Vatican II a laissé absolument entier un mode d’organisation vertical, hiérarchique, un dispositif de pouvoir entièrement indexé sur la figure du prêtre mâle célibataire qui détient l’ensemble des moyens de gestion des biens de salut
Aux origines de la crise, un rejet de la modernité
Il faut remonter au XIXe siècle pour mesurer "la trajectoire de cette crise", selon Danièle Hervieu-Léger. Au moment où l’Église s’est enfermée "dans un refus intransigeant de tous les grands traits du monde moderne". La sociologue rappelle qu’en 1864, le pape a condamné "comme des erreurs sataniques et sur lesquelles l’Église ne transigera jamais, la liberté de conscience et la démocratie". Pourtant Vatican II a bien été "une réorientation majeure", admet Danièle Hervieu-Léger, pour qui le concile a permis à l’Église de mesurer "la nécessité de sortie de ce refus intransigeant de la modernité".

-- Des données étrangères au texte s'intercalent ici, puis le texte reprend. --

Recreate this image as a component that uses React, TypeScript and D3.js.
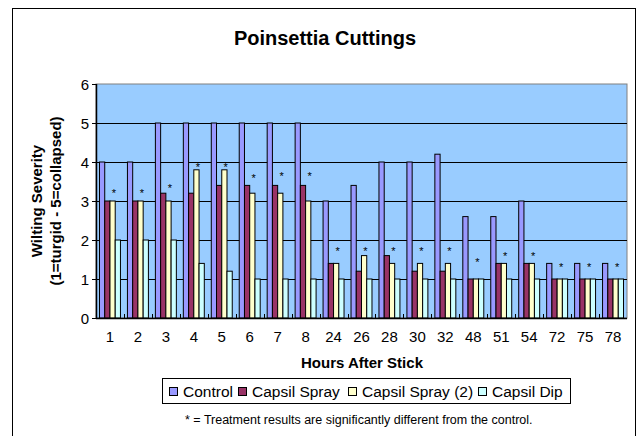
import React from 'react';
import * as d3 from 'd3';

const hours = ['1','2','3','4','5','6','7','8','24','26','28','30','32','48','51','54','72','75','78'];
const seriesNames = ['Control', 'Capsil Spray', 'Capsil Spray (2)', 'Capsil Dip'];
const control = [4,4,5,5,5,5,5,5,3,3.4,4,4,4.2,2.6,2.6,3,1.4,1.4,1.4];
const capsilSpray = [3,3,3.2,3.2,3.4,3.4,3.4,3.4,1.4,1.2,1.6,1.2,1.2,1,1.4,1.4,1,1,1];
const capsilSpray2 = [3,3,3,3.8,3.8,3.2,3.2,3,1.4,1.6,1.4,1.4,1.4,1,1.4,1.4,1,1,1];
const capsilDip = [2,2,2,1.4,1.2,1,1,1,1,1,1,1,1,1,1,1,1,1,1];
const starLevels = [3.26,3.26,3.38,3.92,3.92,3.64,3.68,3.68,1.76,1.76,1.76,1.76,1.76,1.48,1.64,1.64,1.36,1.36,1.36];
const yTicks = [0,1,2,3,4,5,6];

const colors = ['#9999FF', '#993366', '#FFFFCC', '#CCFFFF'];
const FONT = '"Liberation Sans", Arial, sans-serif';

export default function App() {
  const W = 637, H = 436;
  const left = 96, right = 627, top = 84, bottom = 318;
  const series = [control, capsilSpray, capsilSpray2, capsilDip];

  const x = d3.scaleBand<string>().domain(hours).range([left, right]).paddingInner(0.25).paddingOuter(0.125);
  const xc = d3.scaleBand<string>().domain(hours).range([left, right]);
  const inner = d3.scaleBand<number>().domain([0,1,2,3]).range([0, x.bandwidth()]);
  const y = d3.scaleLinear().domain([0, 6]).range([bottom, top]);

  const legendText = [183, 252, 362, 492];

  return (
    <svg width={W} height={H} style={{ position: 'absolute', left: 0, top: 0, background: '#fff' }} fontFamily={FONT}>
      <rect x={12.5} y={8.5} width={623} height={440} fill="#fff" stroke="#000" strokeWidth={1} />
      <text x={325} y={45} textAnchor="middle" fontSize={20} fontWeight="bold">Poinsettia Cuttings</text>

      <rect x={left} y={top} width={right - left} height={bottom - top} fill="#99CCFF" stroke="#808080" strokeWidth={1} />
      {yTicks.map(t => (
        <g key={t}>
          {t > 0 && t < 6 && <line x1={left} x2={right} y1={Math.round(y(t)) + 0.5} y2={Math.round(y(t)) + 0.5} stroke="#000" strokeWidth={1} />}
          <line x1={left - 4} x2={left} y1={Math.round(y(t)) + 0.5} y2={Math.round(y(t)) + 0.5} stroke="#000" />
          <text x={89} y={y(t) + 5.5} textAnchor="end" fontSize={15}>{t}</text>
        </g>
      ))}

      {hours.map((h, i) => (
        <g key={h}>
          {series.map((s, k) => {
            const bx = (x(h) as number) + (inner(k) as number);
            return (
              <rect key={k} x={bx} y={y(s[i])} width={inner.bandwidth()} height={bottom - y(s[i])}
                fill={colors[k]} stroke="#000" strokeWidth={1} />
            );
          })}
          <text x={(x(h) as number) + x.bandwidth() / 2 + 4} y={y(starLevels[i]) + 6} textAnchor="middle" fontSize={11}>*</text>
          <text x={(xc(h) as number) + xc.bandwidth() / 2} y={342} textAnchor="middle" fontSize={15}>{h}</text>
          {i > 0 && <line x1={Math.round(xc(h) as number) + 0.5} x2={Math.round(xc(h) as number) + 0.5} y1={bottom - 4} y2={bottom} stroke="#000" />}
        </g>
      ))}
      <line x1={left + 0.5} x2={left + 0.5} y1={top} y2={bottom} stroke="#000" strokeWidth={1.5} />
      <line x1={left} x2={right} y1={bottom + 0.5} y2={bottom + 0.5} stroke="#000" strokeWidth={1.5} />

      <g transform="translate(42,201) rotate(-90)">
        <text x={0} y={0} textAnchor="middle" fontSize={15} fontWeight="bold">Wilting Severity</text>
        <text x={0} y={19} textAnchor="middle" fontSize={15} fontWeight="bold">(1=turgid - 5=collapsed)</text>
      </g>

      <text x={362} y={368} textAnchor="middle" fontSize={15} fontWeight="bold">Hours After Stick</text>

      <rect x={162.5} y={378.5} width={408} height={25} fill="#fff" stroke="#000" strokeWidth={1} />
      {seriesNames.map((n, k) => (
        <g key={n}>
          <rect x={legendText[k] - 13.5} y={387.5} width={8} height={8} fill={colors[k]} stroke="#000" />
          <text x={legendText[k]} y={397} fontSize={15.5}>{n}</text>
        </g>
      ))}

      <text x={185} y={424} fontSize={12.5}>* = Treatment results are significantly different from the control.</text>
    </svg>
  );
}
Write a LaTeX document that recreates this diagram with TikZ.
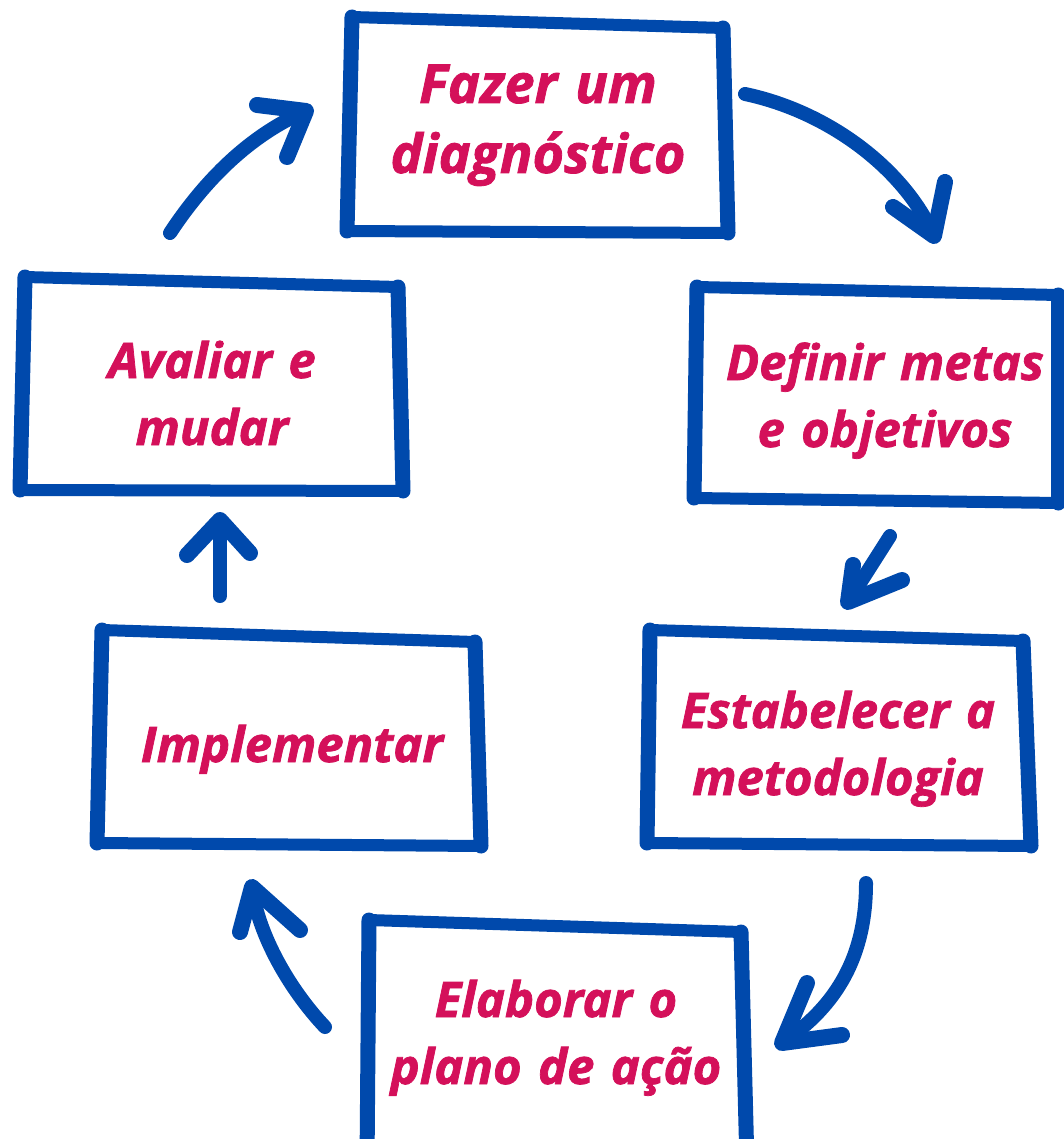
\documentclass[tikz,border=0pt]{standalone}
\usepackage{fontspec}
\setmainfont{Open Sans}[BoldItalicFeatures={FakeBold=1.5}]
\definecolor{boxblue}{RGB}{0,73,172}
\definecolor{txtpink}{RGB}{212,16,90}
\begin{document}
\begin{tikzpicture}[x=1pt,y=-1pt,
  frame/.style={draw=boxblue, fill=white, line width=12pt, line join=round, line cap=round},
  side/.style={draw=boxblue, line width=15pt, line cap=round},
  arrowline/.style={draw=boxblue, line width=14pt, line cap=round, line join=round},
  arrowhead/.style={draw=boxblue, line width=16pt, line cap=round, line join=round},
  boxtext/.style={text=txtpink, font=\fontsize{49}{67}\selectfont\bfseries\itshape, text width=440pt, align=center, anchor=base, inner sep=0pt},
  bigtext/.style={boxtext, font=\fontsize{54}{70}\selectfont\bfseries\itshape}
]
\useasboundingbox (0,0) rectangle (1064,1139);
\fill[white] (0,0) rectangle (1064,1139);

% boxes
\draw[frame] (352,17) -- (723,28) -- (728,233) -- (347,231) -- cycle;
\draw[side] (352,17) -- (347,231); \draw[side] (723,28) -- (728,233);
\draw[frame] (697,287) -- (1058,295) -- (1058,503) -- (694,498) -- cycle;
\draw[side] (697,287) -- (694,498); \draw[side] (1058,295) -- (1058,503);
\draw[frame] (25,277) -- (398,287) -- (403,491) -- (20,490) -- cycle;
\draw[side] (25,277) -- (20,490); \draw[side] (398,287) -- (403,491);
\draw[frame] (102,630) -- (475,642) -- (481,846) -- (97,843) -- cycle;
\draw[side] (102,630) -- (97,843); \draw[side] (475,642) -- (481,846);
\draw[frame] (650,630) -- (1023,641) -- (1031,846) -- (647,843) -- cycle;
\draw[side] (650,630) -- (647,843); \draw[side] (1023,641) -- (1031,846);
\draw[frame] (369,920) -- (741,932) -- (747,1165) -- (367,1165) -- cycle;
\draw[side] (369,920) -- (367,1165); \draw[side] (741,932) -- (747,1165);

% texts
\node[bigtext] (diag) at (538,103) {Fazer um\\diagnóstico};
\node[boxtext] (metas) at (885,380) {Definir metas\\e objetivos};
\node[boxtext] (aval) at (212,378) {Avaliar e\\mudar};
\node[boxtext] (impl) at (292,762) {Implementar};
\node[boxtext] (metod) at (838,728) {Estabelecer a\\metodologia};
\node[boxtext] (plano) at (556,1017) {Elaborar o\\plano de ação};

% arrow coordinates
\coordinate (a1s) at (745,94);  \coordinate (a1t) at (934,236);
\coordinate (a1l) at (893,207); \coordinate (a1r) at (945,182);
\coordinate (a2s) at (890,536); \coordinate (a2t) at (848,602);
\coordinate (a2l) at (853,565); \coordinate (a2r) at (902,580);
\coordinate (a3s) at (866,883); \coordinate (a3t) at (782,1043);
\coordinate (a3l) at (807,983); \coordinate (a3r) at (842,1035);
\coordinate (a4s) at (325,1027); \coordinate (a4t) at (252,887);
\coordinate (a4l) at (240,932); \coordinate (a4r) at (300,930);
\coordinate (a5s) at (220,596); \coordinate (a5t) at (220,520);
\coordinate (a5l) at (187,555); \coordinate (a5r) at (250,553);
\coordinate (a6s) at (170,233); \coordinate (a6t) at (306,111);
\coordinate (a6l) at (257,105); \coordinate (a6r) at (287,157);

% arrows
\draw[arrowline] (a1s) .. controls (830,112) and (905,170) .. (a1t);
\draw[arrowhead] (a1l) -- (a1t) -- (a1r);
\draw[arrowline] (a2s) -- (a2t);
\draw[arrowhead] (a2l) -- (a2t) -- (a2r);
\draw[arrowline] (a3s) .. controls (866,955) and (838,1005) .. (a3t);
\draw[arrowhead] (a3l) -- (a3t) -- (a3r);
\draw[arrowline] (a4s) .. controls (290,990) and (258,935) .. (a4t);
\draw[arrowhead] (a4l) -- (a4t) -- (a4r);
\draw[arrowline] (a5s) -- (a5t);
\draw[arrowhead] (a5l) -- (a5t) -- (a5r);
\draw[arrowline] (a6s) .. controls (205,180) and (250,135) .. (a6t);
\draw[arrowhead] (a6l) -- (a6t) -- (a6r);
\end{tikzpicture}
\end{document}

Cependant, Vatican II "a laissé absolument entier un mode d’organisation vertical, hiérarchique, un dispositif de pouvoir entièrement indexé sur la figure du prêtre mâle célibataire qui détient l’ensemble des moyens de gestion des biens de salut". Si le concile a admis des notions comme la liberté religieuse, qui selon la sociologue, lui a valu, bien plus que la question liturgique, le schisme de Mgr Lefebvre en 1988, la conception du pouvoir n’a pas été remise en cause. "Le concile a préservé une contradiction majeure : d’un côté un regard bienveillant sur les valeurs positives du monde moderne et en même temps un dispositif de pouvoir strictement vertical, hiérarchique et mâle qui, désormais, ne peut plus fonctionner."